> WRITTEN REQUEST: Write the data out again exactly, with no pictures.

> DATASET SECTION:
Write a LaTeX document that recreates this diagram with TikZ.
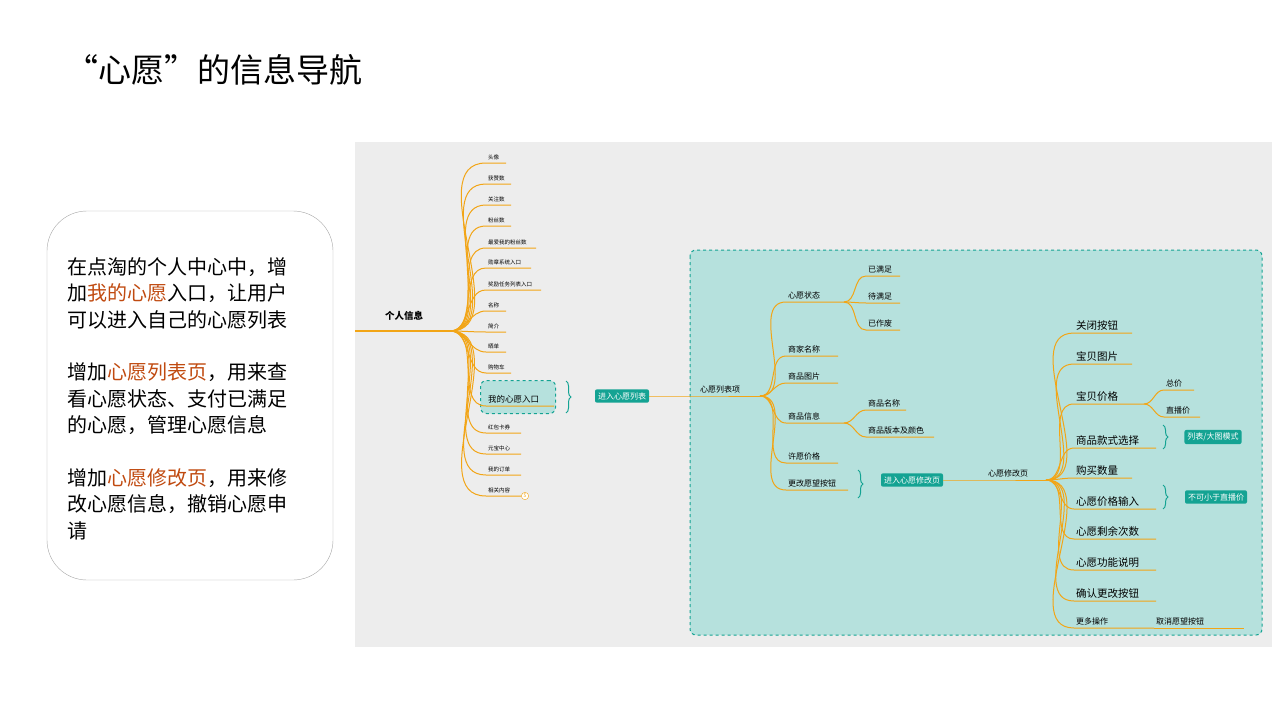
\documentclass[tikz,border=0pt]{standalone}
\usepackage{fontspec}
\setmainfont{Noto Sans CJK SC}
\usetikzlibrary{decorations.pathreplacing,positioning}
\definecolor{branch}{HTML}{F2A516}
\definecolor{tealfill}{HTML}{B6E1DD}
\definecolor{tealdark}{HTML}{14A393}
\definecolor{hilite}{HTML}{C04A10}
\begin{document}
\begin{tikzpicture}[
    x=1pt, y=-1pt,
    br/.style={draw=branch, line width=1pt},
    lbl/.style={anchor=south west, inner xsep=2pt, inner ysep=2.5pt, font=\fontsize{5.5}{6}\selectfont},
    mid/.style={lbl, font=\fontsize{8}{9}\selectfont},
    big/.style={lbl, font=\fontsize{10.5}{12}\selectfont},
    btn/.style={fill=tealdark, text=white, rounded corners=2pt, font=\fontsize{8}{9}\selectfont, inner sep=3pt},
    brc/.style={draw=tealdark, line width=1pt, decorate, decoration={brace, amplitude=5pt}}
]
    \useasboundingbox (0,0) rectangle (1280,720);
    % title and text
    \node[anchor=west, font=\fontsize{33}{40}\selectfont] (title) at (62,70) {“心愿”的信息导航};
    \draw[draw=gray!70, rounded corners=40pt] (47,211) rectangle (333,580);
    \node[anchor=north west, align=left, font=\fontsize{20}{26.5}\selectfont] (intro) at (64,254)
      {在点淘的个人中心中，增\\加\textcolor{hilite}{我的心愿}入口，让用户\\可以进入自己的心愿列表\\[26pt]
       增加\textcolor{hilite}{心愿列表页}，用来查\\看心愿状态、支付已满足\\的心愿，管理心愿信息\\[26pt]
       增加\textcolor{hilite}{心愿修改页}，用来修\\改心愿信息，撤销心愿申\\请};
    % backgrounds
    \fill[gray!14] (355,142) rectangle (1272,647);
    \draw[tealdark, fill=tealfill, dashed, line width=1pt, rounded corners=6pt] (690,250) rectangle (1262,635);

    % left tree
    \node[lbl, font=\fontsize{9.5}{11}\selectfont\bfseries] (root) at (383,323) {个人信息};
    \draw[br, line width=2pt] (355,331) -- (450,331) coordinate (p0);
    \node[draw=tealdark, dashed, line width=1pt, fill=tealfill, rounded corners=6pt, minimum width=75pt, minimum height=33pt] (wishbox) at (518,397) {};
    \foreach \name/\y/\w in {头像/163/20, 获赞数/184/25, 关注数/205/25, 粉丝数/226/25,
        最爱我的粉丝数/248/50, 勋章系统入口/268/45, 奖励任务列表入口/290/55, 名称/311/20,
        简介/332/20, 晒单/352/20, 购物车/373/25, 红包卡券/433/35, 元宝中心/454/35,
        我的订单/475/35, 相关内容/496/35} {
      \node[lbl] (a\y) at (486,\y) {\name};
      \draw[br] (p0) to[out=0, in=180] (a\y.south west) -- ++(\w,0);
    }
    \node[lbl, font=\fontsize{8.5}{9}\selectfont] (wish) at (486,406) {我的心愿入口};
    \draw[br] (p0) to[out=0, in=180] (wish.south west) -- ++(68,0);
    \node[draw=branch, circle, inner sep=1pt, font=\fontsize{5}{6}\selectfont, text=branch, fill=white] (more1) at (525,496) {5};
    \draw[brc] (566,381) -- (566,413);
    \node[btn] (tolist) at (622,396) {进入心愿列表};

    % wish list page
    \node[mid] (list) at (698,396) {心愿列表项};
    \draw[br] (tolist) -- (list.south west) -- ++(62,0) coordinate (p1);
    \node[mid] (state) at (786,302) {心愿状态};
    \node[mid] (shop) at (786,356) {商家名称};
    \node[mid] (pic) at (786,383) {商品图片};
    \node[mid] (info) at (786,423) {商品信息};
    \node[mid] (price) at (786,463) {许愿价格};
    \node[mid] (change) at (786,490) {更改愿望按钮};
    \foreach \c/\w in {state/58, shop/52, pic/52, info/58, price/52, change/62}
      \draw[br] (p1) to[out=0, in=180] (\c.south west) -- ++(\w,0);
    \node[mid] (done) at (866,276) {已满足};
    \node[mid] (wait) at (866,303) {待满足};
    \node[mid] (void) at (866,330) {已作废};
    \foreach \c in {done, wait, void}
      \draw[br] (844,302) to[out=0, in=180] (\c.south west) -- ++(34,0);
    \node[mid] (gname) at (866,410) {商品名称};
    \node[mid] (gver) at (866,437) {商品版本及颜色};
    \draw[br] (844,423) to[out=0, in=180] (gname.south west) -- ++(40,0);
    \draw[br] (844,423) to[out=0, in=180] (gver.south west) -- ++(68,0);
    \draw[brc] (858,470) -- (858,498);
    \node[btn] (toedit) at (912,480) {进入心愿修改页};

    % wish edit page
    \node[mid] (edit) at (986,480) {心愿修改页};
    \draw[br] (toedit) -- (edit.south west) -- ++(60,0) coordinate (p2);
    \foreach \name/\y/\w/\n in {关闭按钮/333/58/e1, 宝贝图片/364/58/e2, 宝贝价格/404/70/e3,
        商品款式选择/448/82/e4, 购买数量/478/58/e5, 心愿价格输入/509/82/e6,
        心愿剩余次数/539/82/e7, 心愿功能说明/570/82/e8, 确认更改按钮/601/82/e9} {
      \node[big] (\n) at (1074,\y) {\name};
      \draw[br] (p2) to[out=0, in=180] (\n.south west) -- ++(\w,0);
    }
    \node[mid] (e10) at (1074,628) {更多操作};
    \draw[br] (p2) to[out=0, in=180] (e10.south west) -- ++(80,0);
    \node[mid] (cancel) at (1154,628) {取消愿望按钮};
    \draw[br] (e10.south west) ++(80,0) -- ++(90,0);
    \node[mid] (total) at (1164,390) {总价};
    \node[mid] (live) at (1164,417) {直播价};
    \draw[br] (1144,404) to[out=0, in=180] (total.south west) -- ++(30,0);
    \draw[br] (1144,404) to[out=0, in=180] (live.south west) -- ++(36,0);
    \draw[brc] (1163,425) -- (1163,449);
    \node[btn] (mode) at (1213,437) {列表/大图模式};
    \draw[brc] (1163,485) -- (1163,509);
    \node[btn] (limit) at (1216,497) {不可小于直播价};
\end{tikzpicture}
\end{document}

> SOLUTION TO THE PROBLEM:
Write a LaTeX document that recreates this diagram with TikZ.
\documentclass[tikz,border=0pt]{standalone}
\usepackage{fontspec}
\setmainfont{Noto Sans CJK SC}
\usetikzlibrary{decorations.pathreplacing,positioning}
\definecolor{branch}{HTML}{F2A516}
\definecolor{tealfill}{HTML}{B6E1DD}
\definecolor{tealdark}{HTML}{14A393}
\definecolor{hilite}{HTML}{C04A10}
\begin{document}
\begin{tikzpicture}[
    x=1pt, y=-1pt,
    br/.style={draw=branch, line width=1pt},
    lbl/.style={anchor=south west, inner xsep=2pt, inner ysep=2.5pt, font=\fontsize{5.5}{6}\selectfont},
    mid/.style={lbl, font=\fontsize{8}{9}\selectfont},
    big/.style={lbl, font=\fontsize{10.5}{12}\selectfont},
    btn/.style={fill=tealdark, text=white, rounded corners=2pt, font=\fontsize{8}{9}\selectfont, inner sep=3pt},
    brc/.style={draw=tealdark, line width=1pt, decorate, decoration={brace, amplitude=5pt}}
]
    \useasboundingbox (0,0) rectangle (1280,720);
    % title and text
    \node[anchor=west, font=\fontsize{33}{40}\selectfont] (title) at (62,70) {“心愿”的信息导航};
    \draw[draw=gray!70, rounded corners=40pt] (47,211) rectangle (333,580);
    \node[anchor=north west, align=left, font=\fontsize{20}{26.5}\selectfont] (intro) at (64,254)
      {在点淘的个人中心中，增\\加\textcolor{hilite}{我的心愿}入口，让用户\\可以进入自己的心愿列表\\[26pt]
       增加\textcolor{hilite}{心愿列表页}，用来查\\看心愿状态、支付已满足\\的心愿，管理心愿信息\\[26pt]
       增加\textcolor{hilite}{心愿修改页}，用来修\\改心愿信息，撤销心愿申\\请};
    % backgrounds
    \fill[gray!14] (355,142) rectangle (1272,647);
    \draw[tealdark, fill=tealfill, dashed, line width=1pt, rounded corners=6pt] (690,250) rectangle (1262,635);

    % left tree
    \node[lbl, font=\fontsize{9.5}{11}\selectfont\bfseries] (root) at (383,323) {个人信息};
    \draw[br, line width=2pt] (355,331) -- (450,331) coordinate (p0);
    \node[draw=tealdark, dashed, line width=1pt, fill=tealfill, rounded corners=6pt, minimum width=75pt, minimum height=33pt] (wishbox) at (518,397) {};
    \foreach \name/\y/\w in {头像/163/20, 获赞数/184/25, 关注数/205/25, 粉丝数/226/25,
        最爱我的粉丝数/248/50, 勋章系统入口/268/45, 奖励任务列表入口/290/55, 名称/311/20,
        简介/332/20, 晒单/352/20, 购物车/373/25, 红包卡券/433/35, 元宝中心/454/35,
        我的订单/475/35, 相关内容/496/35} {
      \node[lbl] (a\y) at (486,\y) {\name};
      \draw[br] (p0) to[out=0, in=180] (a\y.south west) -- ++(\w,0);
    }
    \node[lbl, font=\fontsize{8.5}{9}\selectfont] (wish) at (486,406) {我的心愿入口};
    \draw[br] (p0) to[out=0, in=180] (wish.south west) -- ++(68,0);
    \node[draw=branch, circle, inner sep=1pt, font=\fontsize{5}{6}\selectfont, text=branch, fill=white] (more1) at (525,496) {5};
    \draw[brc] (566,381) -- (566,413);
    \node[btn] (tolist) at (622,396) {进入心愿列表};

    % wish list page
    \node[mid] (list) at (698,396) {心愿列表项};
    \draw[br] (tolist) -- (list.south west) -- ++(62,0) coordinate (p1);
    \node[mid] (state) at (786,302) {心愿状态};
    \node[mid] (shop) at (786,356) {商家名称};
    \node[mid] (pic) at (786,383) {商品图片};
    \node[mid] (info) at (786,423) {商品信息};
    \node[mid] (price) at (786,463) {许愿价格};
    \node[mid] (change) at (786,490) {更改愿望按钮};
    \foreach \c/\w in {state/58, shop/52, pic/52, info/58, price/52, change/62}
      \draw[br] (p1) to[out=0, in=180] (\c.south west) -- ++(\w,0);
    \node[mid] (done) at (866,276) {已满足};
    \node[mid] (wait) at (866,303) {待满足};
    \node[mid] (void) at (866,330) {已作废};
    \foreach \c in {done, wait, void}
      \draw[br] (844,302) to[out=0, in=180] (\c.south west) -- ++(34,0);
    \node[mid] (gname) at (866,410) {商品名称};
    \node[mid] (gver) at (866,437) {商品版本及颜色};
    \draw[br] (844,423) to[out=0, in=180] (gname.south west) -- ++(40,0);
    \draw[br] (844,423) to[out=0, in=180] (gver.south west) -- ++(68,0);
    \draw[brc] (858,470) -- (858,498);
    \node[btn] (toedit) at (912,480) {进入心愿修改页};

    % wish edit page
    \node[mid] (edit) at (986,480) {心愿修改页};
    \draw[br] (toedit) -- (edit.south west) -- ++(60,0) coordinate (p2);
    \foreach \name/\y/\w/\n in {关闭按钮/333/58/e1, 宝贝图片/364/58/e2, 宝贝价格/404/70/e3,
        商品款式选择/448/82/e4, 购买数量/478/58/e5, 心愿价格输入/509/82/e6,
        心愿剩余次数/539/82/e7, 心愿功能说明/570/82/e8, 确认更改按钮/601/82/e9} {
      \node[big] (\n) at (1074,\y) {\name};
      \draw[br] (p2) to[out=0, in=180] (\n.south west) -- ++(\w,0);
    }
    \node[mid] (e10) at (1074,628) {更多操作};
    \draw[br] (p2) to[out=0, in=180] (e10.south west) -- ++(80,0);
    \node[mid] (cancel) at (1154,628) {取消愿望按钮};
    \draw[br] (e10.south west) ++(80,0) -- ++(90,0);
    \node[mid] (total) at (1164,390) {总价};
    \node[mid] (live) at (1164,417) {直播价};
    \draw[br] (1144,404) to[out=0, in=180] (total.south west) -- ++(30,0);
    \draw[br] (1144,404) to[out=0, in=180] (live.south west) -- ++(36,0);
    \draw[brc] (1163,425) -- (1163,449);
    \node[btn] (mode) at (1213,437) {列表/大图模式};
    \draw[brc] (1163,485) -- (1163,509);
    \node[btn] (limit) at (1216,497) {不可小于直播价};
\end{tikzpicture}
\end{document}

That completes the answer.